**Supplied information**.

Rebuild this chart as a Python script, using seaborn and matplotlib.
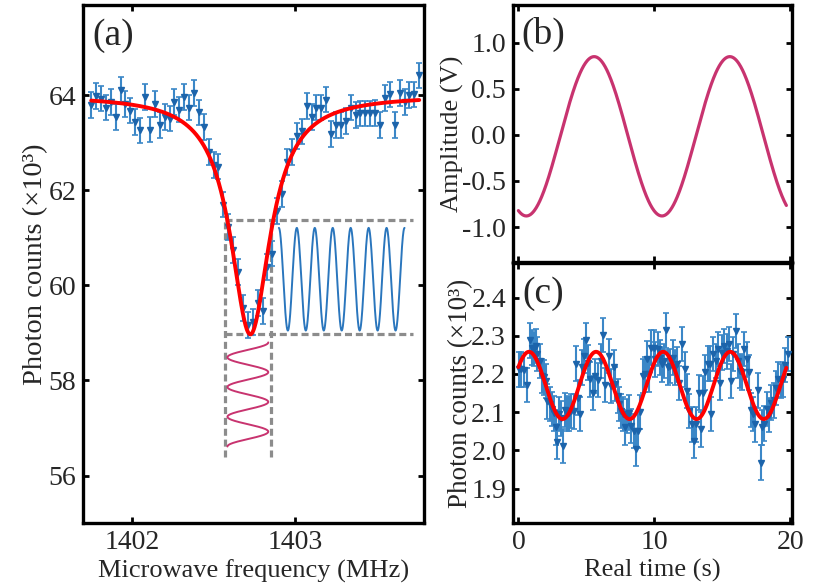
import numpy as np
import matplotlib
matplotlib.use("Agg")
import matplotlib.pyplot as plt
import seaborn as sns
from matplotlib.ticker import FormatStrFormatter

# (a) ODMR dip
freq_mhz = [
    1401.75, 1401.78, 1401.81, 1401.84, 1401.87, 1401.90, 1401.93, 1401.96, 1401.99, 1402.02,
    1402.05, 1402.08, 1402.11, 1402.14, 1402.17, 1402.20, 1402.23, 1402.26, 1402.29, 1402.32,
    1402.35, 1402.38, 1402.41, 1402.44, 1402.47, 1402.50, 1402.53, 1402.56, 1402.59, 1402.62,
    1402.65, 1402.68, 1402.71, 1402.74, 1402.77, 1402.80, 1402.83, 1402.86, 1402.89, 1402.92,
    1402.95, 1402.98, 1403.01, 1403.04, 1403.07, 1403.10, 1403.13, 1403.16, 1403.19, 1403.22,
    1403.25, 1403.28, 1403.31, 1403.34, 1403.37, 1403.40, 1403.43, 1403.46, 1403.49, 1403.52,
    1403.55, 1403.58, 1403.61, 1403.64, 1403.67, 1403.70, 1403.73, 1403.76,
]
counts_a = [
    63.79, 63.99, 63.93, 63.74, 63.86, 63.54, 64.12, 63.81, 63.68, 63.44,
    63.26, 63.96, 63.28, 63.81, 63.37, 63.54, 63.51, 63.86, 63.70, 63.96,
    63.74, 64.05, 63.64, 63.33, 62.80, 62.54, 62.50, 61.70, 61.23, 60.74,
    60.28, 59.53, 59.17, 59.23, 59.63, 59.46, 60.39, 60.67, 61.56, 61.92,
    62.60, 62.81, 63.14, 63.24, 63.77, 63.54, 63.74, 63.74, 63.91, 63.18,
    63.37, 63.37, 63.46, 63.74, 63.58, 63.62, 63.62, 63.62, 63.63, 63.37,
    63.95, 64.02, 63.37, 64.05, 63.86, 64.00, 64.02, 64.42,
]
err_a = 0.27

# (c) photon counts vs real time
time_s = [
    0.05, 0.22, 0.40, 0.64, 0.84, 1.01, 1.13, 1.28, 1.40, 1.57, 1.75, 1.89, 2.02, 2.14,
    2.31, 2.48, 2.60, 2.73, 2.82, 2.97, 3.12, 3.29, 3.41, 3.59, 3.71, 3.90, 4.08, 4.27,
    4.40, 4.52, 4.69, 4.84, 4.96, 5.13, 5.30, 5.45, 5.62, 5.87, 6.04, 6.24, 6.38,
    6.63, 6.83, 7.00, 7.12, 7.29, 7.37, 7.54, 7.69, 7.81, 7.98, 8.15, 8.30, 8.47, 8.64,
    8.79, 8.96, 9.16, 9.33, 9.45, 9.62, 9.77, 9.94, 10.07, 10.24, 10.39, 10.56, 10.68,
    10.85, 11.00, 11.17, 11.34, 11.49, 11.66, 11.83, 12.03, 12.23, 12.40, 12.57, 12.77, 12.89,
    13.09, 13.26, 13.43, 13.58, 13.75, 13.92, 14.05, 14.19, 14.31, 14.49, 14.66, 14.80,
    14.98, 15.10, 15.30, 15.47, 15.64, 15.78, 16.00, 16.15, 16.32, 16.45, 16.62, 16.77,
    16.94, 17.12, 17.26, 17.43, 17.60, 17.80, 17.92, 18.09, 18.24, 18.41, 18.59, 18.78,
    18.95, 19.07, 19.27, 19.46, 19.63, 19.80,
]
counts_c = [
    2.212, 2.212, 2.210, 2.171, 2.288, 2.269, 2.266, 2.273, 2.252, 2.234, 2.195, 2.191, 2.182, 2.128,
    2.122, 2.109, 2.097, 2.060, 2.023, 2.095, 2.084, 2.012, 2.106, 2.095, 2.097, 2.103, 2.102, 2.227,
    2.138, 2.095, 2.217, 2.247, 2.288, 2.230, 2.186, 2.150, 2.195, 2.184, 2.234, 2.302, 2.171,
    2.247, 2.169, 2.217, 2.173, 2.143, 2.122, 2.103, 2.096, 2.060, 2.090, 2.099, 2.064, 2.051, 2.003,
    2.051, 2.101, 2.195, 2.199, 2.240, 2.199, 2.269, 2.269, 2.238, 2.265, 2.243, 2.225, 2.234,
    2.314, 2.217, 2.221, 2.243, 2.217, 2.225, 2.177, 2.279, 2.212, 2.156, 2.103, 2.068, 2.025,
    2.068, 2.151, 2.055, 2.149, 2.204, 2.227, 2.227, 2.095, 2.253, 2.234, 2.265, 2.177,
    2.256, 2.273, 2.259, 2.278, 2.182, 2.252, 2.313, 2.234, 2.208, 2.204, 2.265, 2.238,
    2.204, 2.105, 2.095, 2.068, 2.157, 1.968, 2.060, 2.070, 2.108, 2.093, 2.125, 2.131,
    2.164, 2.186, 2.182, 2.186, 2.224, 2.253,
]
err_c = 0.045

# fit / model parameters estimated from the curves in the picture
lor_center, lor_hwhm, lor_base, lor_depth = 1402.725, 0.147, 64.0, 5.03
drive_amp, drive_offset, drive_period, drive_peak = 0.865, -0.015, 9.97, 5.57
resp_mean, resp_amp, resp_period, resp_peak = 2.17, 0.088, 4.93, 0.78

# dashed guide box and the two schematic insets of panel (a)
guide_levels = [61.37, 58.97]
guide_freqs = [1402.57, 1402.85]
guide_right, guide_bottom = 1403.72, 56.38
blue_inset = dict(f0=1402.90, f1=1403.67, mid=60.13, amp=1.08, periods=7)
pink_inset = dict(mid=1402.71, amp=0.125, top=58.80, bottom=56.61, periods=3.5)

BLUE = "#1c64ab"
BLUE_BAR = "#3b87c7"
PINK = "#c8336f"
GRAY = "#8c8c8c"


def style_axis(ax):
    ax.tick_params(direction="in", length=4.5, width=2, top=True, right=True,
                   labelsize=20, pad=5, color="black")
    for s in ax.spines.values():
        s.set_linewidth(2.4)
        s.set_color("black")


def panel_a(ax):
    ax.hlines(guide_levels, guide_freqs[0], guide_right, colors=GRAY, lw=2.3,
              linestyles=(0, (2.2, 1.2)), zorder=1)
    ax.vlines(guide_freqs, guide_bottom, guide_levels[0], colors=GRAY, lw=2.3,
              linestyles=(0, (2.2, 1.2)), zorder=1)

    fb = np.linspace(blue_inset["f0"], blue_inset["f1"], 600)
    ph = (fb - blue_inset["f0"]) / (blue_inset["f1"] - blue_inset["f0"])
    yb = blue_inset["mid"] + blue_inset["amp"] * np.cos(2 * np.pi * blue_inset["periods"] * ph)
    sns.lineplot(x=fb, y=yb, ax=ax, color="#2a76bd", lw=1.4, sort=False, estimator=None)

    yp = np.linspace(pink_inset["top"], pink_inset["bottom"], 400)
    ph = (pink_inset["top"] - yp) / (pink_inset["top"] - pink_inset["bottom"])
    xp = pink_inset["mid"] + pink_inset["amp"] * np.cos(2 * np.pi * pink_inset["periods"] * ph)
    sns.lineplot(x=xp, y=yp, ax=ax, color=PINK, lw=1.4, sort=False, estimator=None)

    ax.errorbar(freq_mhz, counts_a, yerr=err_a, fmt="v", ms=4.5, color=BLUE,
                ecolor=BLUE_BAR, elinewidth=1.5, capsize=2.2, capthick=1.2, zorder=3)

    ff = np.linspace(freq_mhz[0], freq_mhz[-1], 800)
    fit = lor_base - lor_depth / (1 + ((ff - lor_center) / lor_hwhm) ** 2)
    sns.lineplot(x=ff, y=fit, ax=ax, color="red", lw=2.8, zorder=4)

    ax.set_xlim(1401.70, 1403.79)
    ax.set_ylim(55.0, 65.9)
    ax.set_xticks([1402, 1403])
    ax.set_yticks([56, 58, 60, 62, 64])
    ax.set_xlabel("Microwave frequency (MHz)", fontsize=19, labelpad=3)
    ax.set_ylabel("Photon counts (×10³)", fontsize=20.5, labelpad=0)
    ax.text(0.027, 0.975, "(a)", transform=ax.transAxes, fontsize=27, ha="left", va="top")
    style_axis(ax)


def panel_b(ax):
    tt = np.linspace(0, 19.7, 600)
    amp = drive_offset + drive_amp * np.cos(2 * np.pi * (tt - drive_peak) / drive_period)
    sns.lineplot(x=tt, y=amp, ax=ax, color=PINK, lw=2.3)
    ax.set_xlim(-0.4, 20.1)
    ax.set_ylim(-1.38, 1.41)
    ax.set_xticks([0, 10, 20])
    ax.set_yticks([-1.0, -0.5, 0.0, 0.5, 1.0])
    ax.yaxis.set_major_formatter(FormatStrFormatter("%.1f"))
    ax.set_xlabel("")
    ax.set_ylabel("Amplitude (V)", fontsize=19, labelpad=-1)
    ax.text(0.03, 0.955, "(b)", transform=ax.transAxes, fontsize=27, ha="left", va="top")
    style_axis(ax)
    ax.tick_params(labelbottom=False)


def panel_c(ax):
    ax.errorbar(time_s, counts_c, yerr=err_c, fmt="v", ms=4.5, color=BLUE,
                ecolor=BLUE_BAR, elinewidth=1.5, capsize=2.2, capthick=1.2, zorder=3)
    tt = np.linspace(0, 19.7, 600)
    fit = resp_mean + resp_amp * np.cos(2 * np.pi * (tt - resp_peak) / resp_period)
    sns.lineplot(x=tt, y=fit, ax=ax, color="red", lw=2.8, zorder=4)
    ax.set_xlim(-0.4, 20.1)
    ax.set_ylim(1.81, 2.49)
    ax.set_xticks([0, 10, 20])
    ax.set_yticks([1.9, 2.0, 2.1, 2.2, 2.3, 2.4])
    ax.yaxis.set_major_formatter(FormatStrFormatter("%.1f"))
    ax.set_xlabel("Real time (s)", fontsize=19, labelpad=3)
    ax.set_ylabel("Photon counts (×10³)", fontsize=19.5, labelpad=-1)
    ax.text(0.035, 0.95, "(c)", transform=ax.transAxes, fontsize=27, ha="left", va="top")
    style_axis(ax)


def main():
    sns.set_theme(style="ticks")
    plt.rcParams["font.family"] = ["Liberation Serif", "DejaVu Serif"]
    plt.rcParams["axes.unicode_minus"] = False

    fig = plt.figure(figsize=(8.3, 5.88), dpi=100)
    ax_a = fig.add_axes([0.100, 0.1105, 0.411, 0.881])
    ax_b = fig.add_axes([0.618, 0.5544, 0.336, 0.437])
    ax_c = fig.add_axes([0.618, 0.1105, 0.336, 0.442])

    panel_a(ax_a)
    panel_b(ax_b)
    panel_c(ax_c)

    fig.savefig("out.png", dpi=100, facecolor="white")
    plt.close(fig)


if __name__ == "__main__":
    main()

**What is needed**. Extract the lines exactly, please: the first line of the listing, the line with "err_a = 0.27", and every line between them, but no pictures.

**Right answer**.
Rebuild this chart as a Python script, using seaborn and matplotlib.
import numpy as np
import matplotlib
matplotlib.use("Agg")
import matplotlib.pyplot as plt
import seaborn as sns
from matplotlib.ticker import FormatStrFormatter

# (a) ODMR dip
freq_mhz = [
    1401.75, 1401.78, 1401.81, 1401.84, 1401.87, 1401.90, 1401.93, 1401.96, 1401.99, 1402.02,
    1402.05, 1402.08, 1402.11, 1402.14, 1402.17, 1402.20, 1402.23, 1402.26, 1402.29, 1402.32,
    1402.35, 1402.38, 1402.41, 1402.44, 1402.47, 1402.50, 1402.53, 1402.56, 1402.59, 1402.62,
    1402.65, 1402.68, 1402.71, 1402.74, 1402.77, 1402.80, 1402.83, 1402.86, 1402.89, 1402.92,
    1402.95, 1402.98, 1403.01, 1403.04, 1403.07, 1403.10, 1403.13, 1403.16, 1403.19, 1403.22,
    1403.25, 1403.28, 1403.31, 1403.34, 1403.37, 1403.40, 1403.43, 1403.46, 1403.49, 1403.52,
    1403.55, 1403.58, 1403.61, 1403.64, 1403.67, 1403.70, 1403.73, 1403.76,
]
counts_a = [
    63.79, 63.99, 63.93, 63.74, 63.86, 63.54, 64.12, 63.81, 63.68, 63.44,
    63.26, 63.96, 63.28, 63.81, 63.37, 63.54, 63.51, 63.86, 63.70, 63.96,
    63.74, 64.05, 63.64, 63.33, 62.80, 62.54, 62.50, 61.70, 61.23, 60.74,
    60.28, 59.53, 59.17, 59.23, 59.63, 59.46, 60.39, 60.67, 61.56, 61.92,
    62.60, 62.81, 63.14, 63.24, 63.77, 63.54, 63.74, 63.74, 63.91, 63.18,
    63.37, 63.37, 63.46, 63.74, 63.58, 63.62, 63.62, 63.62, 63.63, 63.37,
    63.95, 64.02, 63.37, 64.05, 63.86, 64.00, 64.02, 64.42,
]
err_a = 0.27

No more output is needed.